War Between the States

Circa: 1996
ISBN: 0783547080

Time Life Books, Alexandria, Va., 1996. 10 1/4 x 10 1/4, hardcover with dust jacket, 168 pages, illustrated, index. The dust jacket shows very light edge wear. A tear in the spine area of the dust jacket has been repaired on the inside with archival tape. The book is in brand new condition.

This book is by and of the soldiers and civilians who experienced the Chancellorsville campaign. Through their words and images you can relieve the emotions, the terrifying rush of events, the horrors- and even the human comedy- of one of the Civil War's major campaigns. Thus you hold in your hands an album of personal recollections, from letters, diaries, photographs, sketches, and artifacts.

To compile this special volume, we combed hundreds of sources, both published and unpublished. We had invaluable help from a network of consultants. Using our own diverse resources and historical materials in libraries and archives around the United States, we were able to assemble a dramatic narrative told from many perspectives: manuscript letters and journals- some previously unpublished- regimental histories and privately printed memoirs, articles in little known historical society publications, and more. Then we set about the painstaking task of locating photographs of these soldiers and townsfolk to accompany their personal accounts.

That so many firsthand accounts survived is due to a few accidents of history. Soldiers could mail a letter home for only three cents. And the mail systems set up by the opposing armies were amazingly reliable. Mail packets were even exchanged across enemy lines. A surprising number of recruits could write, and write vividly. Corporal Nicholas Weeks of the 3d Alabama described the fray at Chancellorsville: "What a din. What a variety of hideous noises. The ping of the Minnie ball, the splutter of canister, the whistling of grape, the where are you, where are you of screaming shells and the cannon's roar from a hundred mouths went to make up the music for the great opera of death."

Field sketches abound, too. Before photoengraving was developed to reproduce photographs in newspapers and magazines, periodicals such as Frank Leslie's Illustrated Newspaper and Harper's Weekly employed artists who traveled with the army to depict events for readers. These correspondents, or specials, drew virtually everything of possible interest: pitched battles, lounging soldiers, the odd piece of military equipment. Sketches dashed off in a few minutes during a battle- often at great personal peril- were taken by courier to the publication, where they were transformed into woodblock engravings suitable for printing.

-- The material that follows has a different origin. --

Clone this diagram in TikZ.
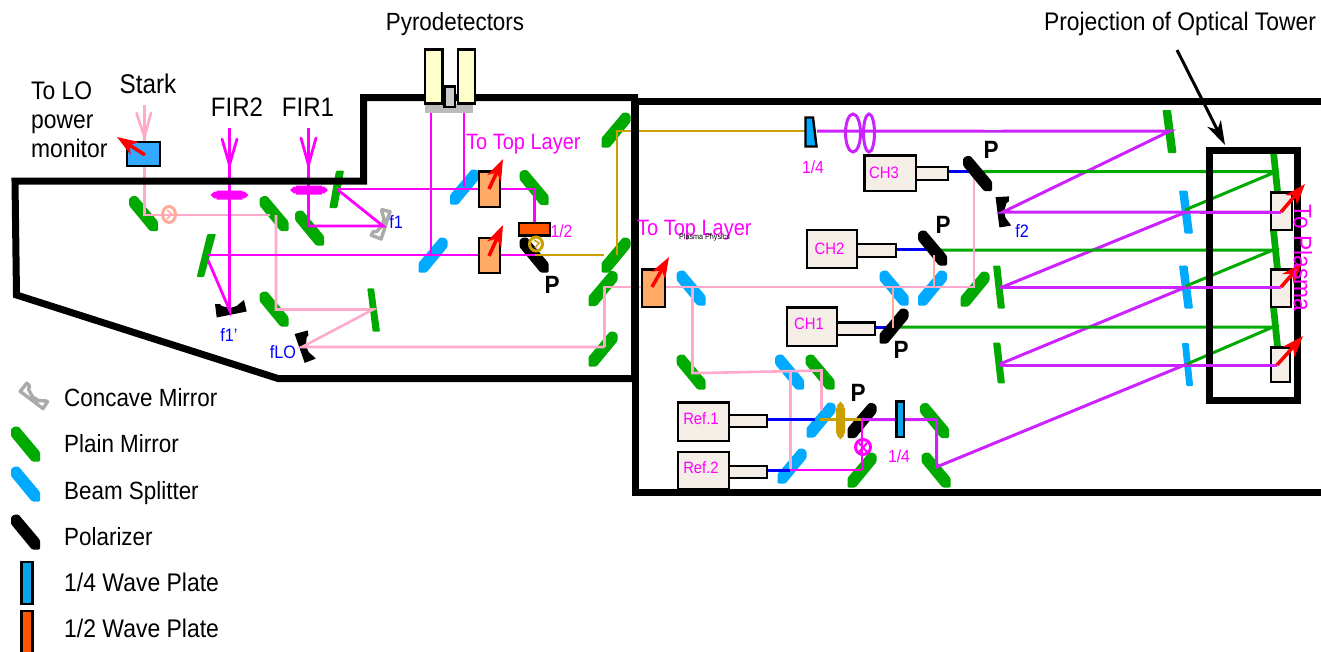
\documentclass[tikz,border=0pt]{standalone}
\usepackage{fontspec}
\setmainfont[FakeStretch=0.9]{Liberation Sans}
\usetikzlibrary{arrows.meta}
\definecolor{mgreen}{HTML}{00AA00}
\definecolor{mblue}{HTML}{00AAFF}
\definecolor{mpink}{HTML}{FFAACC}
\definecolor{mmag}{HTML}{FF00FF}
\definecolor{mpur}{HTML}{CC22FF}
\definecolor{mgold}{HTML}{CCA000}
\definecolor{msal}{HTML}{FFAA99}
\definecolor{mor}{HTML}{FFAA66}
\definecolor{mbei}{HTML}{F5EEE6}
\definecolor{mhalf}{HTML}{FF5500}
\definecolor{mqw}{HTML}{0AA5E8}
\definecolor{mpyro}{HTML}{FFFFCC}
\definecolor{mgray}{HTML}{AAAAAA}
\definecolor{mstark}{HTML}{33AAFF}
\tikzset{
  x=1pt,y=-1pt,
  wall/.style={line width=7pt,draw=black,miter limit=10},
  pk/.style={line width=2.6pt,draw=mpink},
  mg/.style={line width=2.8pt,draw=mmag},
  pu/.style={line width=3pt,draw=mpur},
  gr/.style={line width=3pt,draw=mgreen},
  go/.style={line width=2.8pt,draw=mgold},
  bl/.style={line width=3pt,draw=blue},
  sa/.style={line width=2.6pt,draw=msal},
  redarr/.style={line width=3.5pt,draw=red,-{Stealth[length=21pt,width=15pt,inset=6pt]}},
  boxed/.style={draw=black,line width=2.4pt},
  lab/.style={font=\fontsize{24.9}{28}\selectfont,inner sep=0pt,anchor=base},
  leg/.style={lab,anchor=base west},
  mglab/.style={font=\fontsize{22.2}{26}\selectfont,text=mmag,inner sep=0pt,anchor=base west},
  small/.style={font=\fontsize{17.5}{20}\selectfont,text=mmag,inner sep=0pt},
  chlab/.style={font=\fontsize{16.5}{19}\selectfont,text=mmag,inner sep=0pt},
  blab/.style={font=\fontsize{18}{21}\selectfont,text=blue,inner sep=0pt},
  plab/.style={font=\fontsize{25}{28}\selectfont\bfseries,inner sep=0pt},
  band/.pic={\fill[#1,rounded corners=1.2pt] (-14.5,-15)--(-11,-17.5)--(-7,-17.5)--(14.5,8)--(14.5,17.5)--(6.5,17.5)--(-14.5,-8)--cycle;},
  bandv/.pic={\fill[#1,rounded corners=1pt] (-7,-21.5)--(1.5,-21.5)--(7,21.5)--(-1.5,21.5)--cycle;},
  concave/.pic={\fill[#1] (-16,-5)--(-14.3,8.5)--(15.7,2.5)--(13,-9)--(10.7,-7.3)--(5.7,-3)--(-1,-1)--(-9.3,-3)--(-11,-5)--cycle;},
  concaveg/.pic={\draw[#1,line width=3.4pt,line join=round] (-15,-4)--(-13.5,6.5)--(14.7,1)--(12.5,-7)--(10.7,-6)--(5.7,-1)--(-1,1)--(-9.3,-1)--(-11,-4)--cycle;},
  flatlens/.pic={\fill[#1] (-19,0)--(-15,-3.5)--(-13,-3)--(-13,-4.5)--(13,-4.5)--(13,-3)--(15,-3.5)--(19,0)--(15,3.5)--(13,3)--(13,4.5)--(-13,4.5)--(-13,3)--(-15,3.5)--cycle;},
}
\begin{document}
\begin{tikzpicture}
\useasboundingbox (0,0) rectangle (1321,651);

% legend symbols
\pic[rotate=-48] at (34,397) {concaveg=mgray};
\pic at (25.5,444) {band=mgreen};
\pic at (25.5,484) {band=mblue};
\pic at (25.5,532) {band=black};
\draw[boxed,fill=mqw] (21.5,562) rectangle (32.5,604);
\draw[boxed,fill=mhalf] (21.5,611) rectangle (32.5,655);

% optical elements, left room
\pic at (143.5,213.5) {band=mgreen};
\pic at (274,213.5) {band=mgreen};
\pic at (309.5,228) {band=mgreen};
\pic at (274,309) {band=mgreen};
\pic at (534,187.5) {band=mgreen};
\pic[xscale=-1] at (616,130) {band=mgreen};
\pic[xscale=-1] at (616,255) {band=mgreen};
\pic[xscale=-1] at (603,288.5) {band=mgreen};
\pic[xscale=-1] at (603,349) {band=mgreen};
\fill[mgreen,rounded corners=1pt] (207.3,234)--(216,234)--(204,277)--(196.7,277)--cycle;
\fill[mgreen,rounded corners=1pt] (336,170.7)--(344,170.7)--(337.3,208)--(329.3,208)--cycle;
\fill[mgreen,rounded corners=1pt] (367.3,288.3)--(374,288.3)--(380,331.7)--(372.7,331.7)--cycle;
\pic[xscale=-1] at (464.5,187) {band=mblue};
\pic[xscale=-1] at (433,255) {band=mblue};
\pic at (534,255) {band=black};
\pic at (231,309) {concave=black};
\pic[rotate=-82] at (305,347) {concave=black};
\pic[rotate=61] at (382,224) {concaveg=mgray};
\pic at (229.5,195) {flatlens=mmag};
\pic at (309,190) {flatlens=mmag};

% optical elements, right room
\pic at (691,288) {band=mblue};
\pic at (691,372) {band=mgreen};
\pic at (789.5,372) {band=mblue};
\pic at (820,372) {band=mgreen};
\pic[xscale=-1] at (821,420) {band=mblue};
\pic[xscale=-1] at (792,466) {band=mblue};
\pic[xscale=-1] at (862,470) {band=mgreen};
\pic at (934.5,420.5) {band=mgreen};
\pic at (936,470) {band=mgreen};
\pic at (894,288) {band=mblue};
\pic[xscale=-1] at (932.5,288) {band=mblue};
\pic[xscale=-1] at (975,289) {band=mgreen};
\pic at (1169.5,131.5) {bandv=mgreen};
\pic[xscale=.85] at (999,287) {bandv=mgreen};
\pic[xscale=.85,yscale=.95] at (999,363) {bandv=mgreen};
\pic at (1186,212) {bandv=mblue};
\pic at (1186,287) {bandv=mblue};
\pic[xscale=.8] at (1187.5,364.5) {bandv=mblue};
\pic[xscale=.8] at (1275.5,172) {bandv=mgreen};
\pic[xscale=.8] at (1275.5,250) {bandv=mgreen};
\pic[xscale=.8] at (1275.5,327) {bandv=mgreen};
\pic[rotate=-94] at (1003,212) {concave=black};
\pic[rotate=90] at (840.5,420.5) {flatlens=mgold};

% beams: Stark and LO
\draw[pk] (144.5,105)--(144.5,142);
\draw[pk,line cap=round] (136.5,113)--(144.5,137)--(151,113);
\draw[pk] (144.5,166)--(144.5,215)--(270,215);
\draw[pk] (276,215)--(276,309.5)--(373,309.5)--(302,347)--(604.5,347);
\draw[pk] (604.5,347)--(604.5,287)--(973,287);
\draw[pk] (692.5,287)--(692.5,373)--(702,373)--(821.5,370.5)--(821.5,410);
\draw[pk] (790.5,371)--(790.5,470);
\draw[pk] (974,288)--(974,171);
\draw[sa] (934,255)--(934,287);
\draw[sa] (893,286)--(893,328);

% beams: FIR
\draw[mg] (229.5,128)--(229.5,310)--(208,260);
\draw[mg,line cap=round] (222,139)--(229.5,165)--(237,139);
\draw[mg] (308.5,128)--(308.5,226)--(383,226)--(338,190);
\draw[mg,line cap=round] (301,138)--(308.5,165)--(316,138);
\draw[mg] (208,255)--(535,255);
\draw[mg] (338,189)--(534.5,189)--(534.5,224);
\draw[mg] (431,112)--(431,255);
\draw[mg] (464,112)--(464,187);

% beams: gold
\draw[go] (534,255)--(604,255);
\draw[go] (617,255)--(617,131)--(805,131);

% beams: purple
\draw[pu] (817,131)--(1170,131)--(1003,212)--(1275,212);
\draw[pu] (861,419.5)--(936.5,419.5)--(936.5,467)--(1187,364);
\draw[pu] (1000,288)--(1186,212);
\draw[pu] (1000,287.5)--(1280,287.5);
\draw[pu] (1000,364)--(1186,287);
\draw[pu] (1000,365)--(1278,365);
\draw[white,line width=1.5pt] (984,129.4)--(1002,129.4);
\draw[mg] (790,470)--(862,470);

% beams: green
\draw[gr] (982,171.5)--(1273,171.5)--(1273,173)--(1185,210);
\draw[gr] (940,250)--(1273,250)--(1186,286);
\draw[gr] (897,327)--(1273,327)--(1187,364);

% beams: detector blue
\draw[bl] (767,419.5)--(815,419.5);
\draw[bl] (767,470)--(790,470);
\draw[bl] (896,249.5)--(930,249.5);
\draw[bl] (875,327)--(888,327);
\draw[bl] (948,171.5)--(970,171.5);

% polarizers on top of beams
\pic at (932.5,248) {band=black};
\pic[xscale=-1] at (894,326) {band=black};
\pic at (977.5,173.5) {band=black};
\pic[xscale=-1] at (862,420.5) {band=black};
\draw[go] (820,419.5)--(861,419.5);
\draw[pu] (861,419.5)--(880,419.5);
\draw[mg] (862,419.5)--(862,470);
\draw[sa] (893,286)--(893,328);
\draw[sa] (934,255)--(934,287);
\draw[pk] (974,288)--(974,180);
\draw[mg] (525,255)--(535,255);

% walls
\draw[wall] (363.5,97.5)--(634.5,97.5)--(634.5,378.5)--(278,378.5)--(16.5,295)--(15,181)--(363.5,181)--cycle;
\draw[wall] (1321,101)--(635,101)--(635,492)--(1321,492);
\draw[wall] (1209.5,150.5) rectangle (1297.5,400.5);

% pyrodetectors
\fill[mgray!80] (425,104) rectangle (473,113);
\draw[boxed,fill=mpyro] (425,49.5) rectangle (442.5,103.5);
\draw[boxed,fill=mpyro] (458,49.5) rectangle (475,103.5);
\draw[boxed,fill=black!20] (444.5,86.5) rectangle (455,107);

% half wave plate and rotating circles
\draw[boxed,fill=mhalf] (519,223) rectangle (550,235.5);
\draw[mgold,line width=3pt] (536,244) ellipse (6.5 and 7);
\draw[mgold,line width=1.5pt] (534,240)--(539,243)--(535,248);
\draw[msal,line width=3pt] (169,214.5) ellipse (6.5 and 8);
\draw[msal,line width=1.5pt] (167,210)--(172,214)--(167,219);
\draw[mmag,line width=3pt] (863,447) ellipse (7.5 and 7.5);
\draw[mmag,line width=2pt] (859,443)--(867,452) (867,443)--(859,452);

% lenses and plates
\draw[mpur,line width=3pt] (853,133) ellipse (7.5 and 19);
\draw[mpur,line width=3pt] (869,133) ellipse (5.5 and 19);
\draw[boxed,fill=mblue] (805.5,117.5)--(813,117.5)--(816.5,146.5)--(805.5,146.5)--cycle;
\draw[boxed,fill=mqw] (896.5,401.5) rectangle (904,437);

% boxes
\draw[boxed,fill=mstark] (127,142) rectangle (160,166);
\draw[boxed,fill=mor] (479,171.5) rectangle (500,207);
\draw[boxed,fill=mor] (479,238) rectangle (500,273);
\draw[boxed,fill=mor] (642,269.5) rectangle (665,307);
\draw[boxed,fill=mbei] (807,230) rectangle (857,268);
\draw[boxed,fill=mbei] (857,244) rectangle (896,257);
\draw[boxed,fill=mbei] (787,307.5) rectangle (837,346);
\draw[boxed,fill=mbei] (837,322.5) rectangle (875,335);
\draw[boxed,fill=mbei] (864.5,155.5) rectangle (916,191);
\draw[boxed,fill=mbei] (916,167) rectangle (948,180);
\draw[boxed,fill=mbei] (678,402.5) rectangle (729,441);
\draw[boxed,fill=mbei] (729,415) rectangle (767,427);
\draw[boxed,fill=mbei] (678,452) rectangle (729,489);
\draw[boxed,fill=mbei] (729,466) rectangle (767,478);
\draw[boxed,fill=mbei] (1271,192.5) rectangle (1292,230);
\draw[boxed,fill=mbei] (1271,269.5) rectangle (1291,307);
\draw[boxed,fill=mbei] (1271,347.5) rectangle (1290,382);
\draw[pu] (1200,212)--(1281,212);
\draw[pu] (1200,287.5)--(1281,287.5);
\draw[pu] (1200,365)--(1277,365);

% red arrows
\draw[redarr] (145,155)--(117,137);
\draw[redarr] (489,189)--(503,159);
\draw[redarr] (489,256)--(503,225);
\draw[redarr] (652,287)--(669,257);
\draw[redarr] (1281,212)--(1305,184);
\draw[redarr] (1281,287)--(1302,263);
\draw[redarr] (1277,365)--(1303,336);

% tower arrow
\draw[line width=3pt,-{Stealth[length=24pt,width=15pt,inset=7pt]}] (1177,50)--(1225,145);

% labels
\node[lab] (tPyro) at (455,30) {Pyrodetectors};
\node[lab,font=\fontsize{25.4}{28}\selectfont] (tProj) at (1180,30) {Projection of Optical Tower};
\node[lab,font=\fontsize{27}{30}\selectfont] (tStark) at (148,93) {Stark};
\node[lab,font=\fontsize{26.7}{30}\selectfont] (tFir2) at (237,116.7) {FIR2};
\node[lab,font=\fontsize{26.7}{30}\selectfont] (tFir1) at (308,116.7) {FIR1};
\node[leg,font=\fontsize{25.4}{28}\selectfont] (tLo1) at (31,99) {To LO};
\node[leg,font=\fontsize{25.4}{28}\selectfont] (tLo2) at (31,128) {power};
\node[leg,font=\fontsize{25.4}{28}\selectfont] (tLo3) at (31,157) {monitor};
\node[mglab] (tTop1) at (466,149) {To Top Layer};
\node[mglab] (tTop2) at (637,235) {To Top Layer};
\node[font=\fontsize{25.3}{28}\selectfont,text=mmag,inner sep=0pt,rotate=-90] (tPlasma) at (1303,258) {To Plasma};
\node[font=\fontsize{8}{9}\selectfont,inner sep=0pt] (tTiny) at (704.5,237) {Plasma Physics};
\node[small] (t12) at (561.5,231) {1/2};
\node[small] (t14a) at (813,167) {1/4};
\node[small] (t14b) at (899,456) {1/4};
\node[blab] (tf1) at (396,222) {f1};
\node[blab] (tf1p) at (229,335) {f1'};
\node[blab] (tflo) at (283,352) {fLO};
\node[blab] (tf2) at (1022,231) {f2};
\node[plab] (tP1) at (552,285) {P};
\node[plab] (tP2) at (991,150) {P};
\node[plab] (tP3) at (943,225) {P};
\node[plab] (tP4) at (901,350) {P};
\node[plab] (tP5) at (858,393) {P};
\node[chlab] (tCh3) at (884,173) {CH3};
\node[chlab] (tCh2) at (829.5,249) {CH2};
\node[chlab] (tCh1) at (809,324) {CH1};
\node[chlab] (tRef1) at (701,419) {Ref.1};
\node[chlab] (tRef2) at (701,468) {Ref.2};
\node[leg] (lg1) at (64,406.7) {Concave Mirror};
\node[leg] (lg2) at (64,452.7) {Plain Mirror};
\node[leg] (lg3) at (64,499.3) {Beam Splitter};
\node[leg] (lg4) at (64,545.7) {Polarizer};
\node[leg,font=\fontsize{25.5}{28}\selectfont] (lg5) at (64,591.7) {1/4 Wave Plate};
\node[leg,font=\fontsize{25.5}{28}\selectfont] (lg6) at (64,637.7) {1/2 Wave Plate};
\end{tikzpicture}
\end{document}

Another element that adds to the unique texture of this album is the photographs. Technical innovations during the 1850's brought the fledgling craft into its own, and the Civil War was the first in history to be extensively recorded by the camera. In the blockaded South, photographers lacked supplies and equipment and rarely covered the action. The North's activities, by contrast, are well chronicled, thanks to the efforts of men who endured great hardship. Travel was tedious with cumbersome equipment and portable darkrooms mounted on wagon beds. But photographers like Captain Andrew J. Russell, who captured images of the Chancellorsville campaign, spent months following the army, etching with light the brave faces of the soldiers, as well as the bodies stiffened on the field. When Mathew Brady's stark photographs of the dead were first exhibited in New York City in 1862, the public thought, albeit briefly, that such horrific images could actually bring the war to an end.

So here you find living testimony from the fighting fields of Chancellorsville. As you look into the eyes of these husbands and wives, sons and daughters, as you read the words of soldiers and civilians dazed by the violence or by the grief that follows the fighting, perhaps it will be possible to perceive more clearly the shattering experience that was the Chancellorsville campaign.

Cover Photograph: In a photograph by Andrew J. Russell taken on May 1 or 2, 1863, two Union officers standing just beyond enemy musket range survey Rebel positions southwest of Fredericksburg while their infantrymen take cover in captured rifle pits. On May 3 these troops of William T.H. Brooks' division would advance toward Chancellorsville and suffer a bloody repulse at nearby Salem Church.

Cover quotation: "Let us cross over the river, and rest under the shade of the trees." Lieutenant General Thomas J. "Stonewall" Jackson.